General characteristics
- Tonnage: 6,702 GRT
- Length: 486 feet (148 m)
- Beam: 58 feet (18 m)
- Draught: 32 feet (10 m)

= Kōtoku Maru (1937) =

The Kōtoku Maru was a 6,702 gross ton freighter that was built by Mitsubishi Jūkōgyō Kabushiki-kaisha, Nagasaki for Hiroumi Syozi Kabushiki Kaisha launched in 1937. She was requisitioned by the Imperial Japanese Navy and fitted out as an auxiliary ammunition ship.

She was part of the fleet that landed troops during the Hainan Island Operation on 9 February 1939. She was anchored at Cam Ranh Bay, French Indochina, with Imperial Japanese Navy forces in preparation for the Japanese invasion of Malaysia in December 1941. On 9 July 1942, she landed 250 members of the Hara Construction Force and security troops on Guadalcanal to help build Lunga Airfield, and then transported 50 more men to Gavutu to build installations.

Kōtoku Maru left Rabaul in a convoy to resupply Buna and Gona.
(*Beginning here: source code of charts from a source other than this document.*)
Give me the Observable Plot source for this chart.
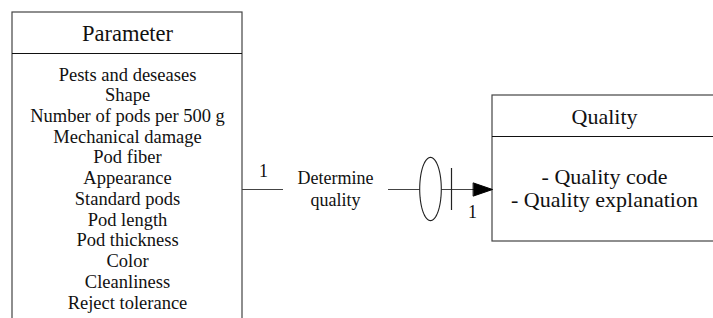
<!DOCTYPE html>
<html>
<head>
<meta charset="utf-8">
<script src="https://cdn.jsdelivr.net/npm/d3@7"></script>
<script src="https://cdn.jsdelivr.net/npm/@observablehq/plot@0.6"></script>
<style>
  html, body { margin: 0; padding: 0; background: #fff; }
  #chart { width: 713px; height: 318px; overflow: hidden; }
  #chart svg, #chart svg text { font-family: "Liberation Serif", "Times New Roman", serif !important; }
</style>
</head>
<body>
<div id="chart"></div>
<script>
// ---- content ----
const entityTitles = ["Parameter", "Quality"];
const parameterItems = [
  "Pests and deseases", "Shape", "Number of pods per 500 g", "Mechanical damage",
  "Pod fiber", "Appearance", "Standard pods", "Pod length", "Pod thickness",
  "Color", "Cleanliness", "Reject tolerance"
];
const qualityItems = ["- Quality code", "- Quality explanation"];
const relationLabel = ["Determine", "quality"];
const cardinalities = ["1", "1"];

// ---- layout ----
const W = 713, H = 318;
const font = "Liberation Serif";
const border = "#444";

const P = {x1: 12, x2: 242, y1: 12, yHead: 53, y2: 340};
const Q = {x1: 492, x2: 716, y1: 95, yHead: 136, y2: 241};
const lineY = 189;

const paramRows = parameterItems.map((t, i) => ({t, x: (P.x1 + P.x2) / 2, y: 80 + i * 20.73}));
const qualRows = qualityItems.map((t, i) => ({t, x: 604, y: 183.5 + i * 23}));
const relRows = relationLabel.map((t, i) => ({t, x: 335, y: 183.5 + i * 22}));
const cardRows = [
  {t: cardinalities[0], x: 263, y: 176},
  {t: cardinalities[1], x: 472, y: 217}
];

const ell = {cx: 430, cy: 188.5, rx: 10.8, ry: 31.6};
const ellipsePts = d3.range(73).map(k => {
  const a = (k / 72) * 2 * Math.PI;
  return {x: ell.cx + ell.rx * Math.cos(a), y: ell.cy + ell.ry * Math.sin(a)};
});
const arrowPts = [{x: 473, y: 182.5}, {x: 492, y: 189}, {x: 473, y: 195.5}];

const txt = (data, size) => Plot.text(data, {x: "x", y: "y", text: "t", lineAnchor: "bottom", fontSize: size, fontFamily: font, fill: "#111"});

const chart = Plot.plot({
  width: W, height: H, margin: 0,
  x: {domain: [0, W], range: [0, W], axis: null},
  y: {domain: [0, H], range: [0, H], axis: null},
  style: {fontFamily: font, background: "#fff", overflow: "hidden"},
  marks: [
    // entity boxes
    Plot.rect([P, Q], {x1: "x1", x2: "x2", y1: "y1", y2: "y2", fill: "none", stroke: border, strokeWidth: 1.2}),
    Plot.ruleY([P, Q], {x1: "x1", x2: "x2", y: "yHead", stroke: "#111", strokeWidth: 1.2}),
    // entity titles
    txt([{t: entityTitles[0], x: (P.x1 + P.x2) / 2, y: 40}], 22.5),
    txt([{t: entityTitles[1], x: 604, y: 123}], 22),
    // attributes
    txt(paramRows, 18.5),
    txt(qualRows, 22),
    // relationship line
    Plot.ruleY([lineY], {x1: P.x2, x2: 283, stroke: border, strokeWidth: 1.2}),
    Plot.ruleY([lineY], {x1: 388, x2: 476, stroke: border, strokeWidth: 1.2}),
    Plot.line(ellipsePts, {x: "x", y: "y", fill: "#fff", stroke: "#222", strokeWidth: 1.1, curve: "linear-closed"}),
    Plot.ruleX([451], {y1: 168, y2: 210, stroke: "#222", strokeWidth: 1.2}),
    Plot.line(arrowPts, {x: "x", y: "y", fill: "#000", stroke: "#000", strokeWidth: 1, curve: "linear-closed"}),
    txt(relRows, 18),
    txt(cardRows, 18)
  ]
});
document.getElementById("chart").appendChild(chart);
</script>
</body>
</html>
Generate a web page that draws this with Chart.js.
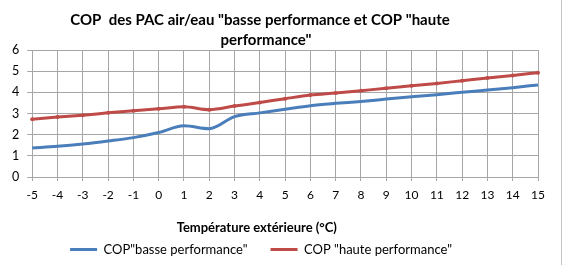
<!DOCTYPE html>
<html>
<head>
<meta charset="utf-8">
<script src="https://cdn.jsdelivr.net/npm/chart.js@4/dist/chart.umd.min.js"></script>
<style>
  html, body { margin: 0; padding: 0; background: #fff; }
  #box { position: relative; width: 564px; height: 265px; }
</style>
</head>
<body>
<div id="box"><canvas id="graphique"></canvas></div>
<script>
// données
var temperatures = ["-5", "-4", "-3", "-2", "-1", "0", "1", "2", "3", "4", "5",
                    "6", "7", "8", "9", "10", "11", "12", "13", "14", "15"];
var copBasse = [1.37, 1.45, 1.56, 1.70, 1.86, 2.10, 2.42, 2.28, 2.85, 3.03, 3.20,
                3.37, 3.48, 3.57, 3.68, 3.79, 3.89, 4.00, 4.11, 4.22, 4.35];
var copHaute = [2.73, 2.83, 2.92, 3.03, 3.13, 3.22, 3.32, 3.18, 3.35, 3.52, 3.70,
                3.87, 3.97, 4.08, 4.19, 4.31, 4.42, 4.55, 4.68, 4.80, 4.93];
var titreLignes = ["COP  des PAC air/eau \"basse performance et COP \"haute", "performance\""];
var titreAxeX = "Température extérieure (°C)";

var police = "Lato";
var grille = "#a6a6a6";

// titre dessiné à la main (Excel le centre un peu à gauche du graphe) + bord droit
var titrePlugin = {
    id: "titreExcel",
    afterDraw: function (chart) {
        var ctx = chart.ctx;
        ctx.save();
        ctx.font = "bold 15px " + police;
        ctx.fillStyle = "#000";
        ctx.textAlign = "center";
        ctx.textBaseline = "middle";
        ctx.fillText(titreLignes[0], 260, 20);
        ctx.fillText(titreLignes[1], 266, 40);
        ctx.strokeStyle = "#c4c4c4";
        ctx.lineWidth = 1;
        ctx.beginPath();
        ctx.moveTo(561.5, 0);
        ctx.lineTo(561.5, 265);
        ctx.stroke();
        ctx.restore();
    }
};

// espaces en fin de libellé pour écarter les deux entrées comme dans Excel
function libelles(chart) {
    var items = Chart.defaults.plugins.legend.labels.generateLabels(chart);
    items[0].text += "      ";
    items[1].text += "      ";
    items.forEach(function (it) { it.lineWidth = 0; });
    return items;
}

var ctx = document.getElementById("graphique");

var graphique = new Chart(ctx, {
    type: "line",
    data: {
        labels: temperatures,
        datasets: [
            {
                label: "COP\"basse performance\"",
                data: copBasse,
                borderColor: "#4a7ebb",
                backgroundColor: "#4a7ebb",
                borderWidth: 3,
                pointRadius: 0,
                cubicInterpolationMode: "monotone",
                fill: false,
            },
            {
                label: "COP \"haute performance\"",
                data: copHaute,
                borderColor: "#be4b48",
                backgroundColor: "#be4b48",
                borderWidth: 3,
                pointRadius: 2,
                pointBorderWidth: 0,
                pointBackgroundColor: "#be4b48",
                cubicInterpolationMode: "monotone",
                fill: false,
            },
        ],
    },
    options: {
        responsive: true,
        maintainAspectRatio: false,
        animation: false,
        layout: { padding: { top: 50, right: 26, left: 4, bottom: -1 } },
        plugins: {
            title: { display: false },
            tooltip: { enabled: false },
            legend: {
                position: "bottom",
                title: {
                    display: true,
                    text: titreAxeX + "         ",
                    position: "center",
                    font: { family: police, size: 13, weight: "bold" },
                    color: "#000",
                    padding: { top: 12, bottom: 3 },
                },
                labels: {
                    font: { family: police, size: 13, lineHeight: 1 },
                    color: "#000",
                    boxWidth: 27,
                    boxHeight: 3,
                    padding: 3,
                    generateLabels: libelles,
                },
            },
        },
        scales: {
            x: {
                offset: false,
                grid: { color: grille, tickLength: 4, lineWidth: 1 },
                border: { color: grille },
                ticks: { font: { family: police, size: 12 }, color: "#000", maxRotation: 0, autoSkip: false, padding: 7 },
            },
            y: {
                min: 0,
                max: 6,
                ticks: { stepSize: 1, font: { family: police, size: 12.5 }, color: "#000", padding: 8 },
                grid: { color: grille, tickLength: 5, lineWidth: 1 },
                border: { color: grille },
            },
        },
    },
    plugins: [titrePlugin],
});
</script>
</body>
</html>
Disembarkation of her embarked troops of the 15th Independent Engineer Regiment began near the village of Basabua on the afternoon of 29 July 1942. The ships of the convoy came under bombardment from eight United States Army Air Forces (USAAF) A-24 Banshees of the 3rd Bombardment Group from 7-Mile Drome near Port Moresby, New Guinea, escorted by USAAF P-39 Airacobras of the 41st Fighter Squadron and 80th Fighter Squadron at 1445. She took a bomb hit on her No. 5 hatch and began taking on water. She was able to disembark all of the embarked troops, but was unable to unload any of their equipment.

After heading back under her own power to Lae, she was quickly patched up to return the following day to offload the much-needed equipment. On 30 July, under the protection of the light cruiser Tatsuta and destroyer Yūzuki, she headed back to Buna at 1330. En route she was attacked by Allied aircraft at around 1515. Later she came under attack by eight B-17 Flying Fortresses of the USAAF 19th Bombardment Group and was hit by at least three 500-pound (227-kg) bombs at 1640 and was disabled. Her crew abandoned ship, and Tatsuta and Yūzuki rescued the survivors and steamed to Rabaul.

The unmanned Kōtoku Maru remained afloat and adrift and ran aground near Salamaua at . The Japanese undertook salvage on her wreck, removing some of her cargo. After the Allies occupied Salamaua, they salvaged winches and other gear from her wreck on 15 July 1944. The ship remained upright until sometime after 1945, when she rolled over onto her side.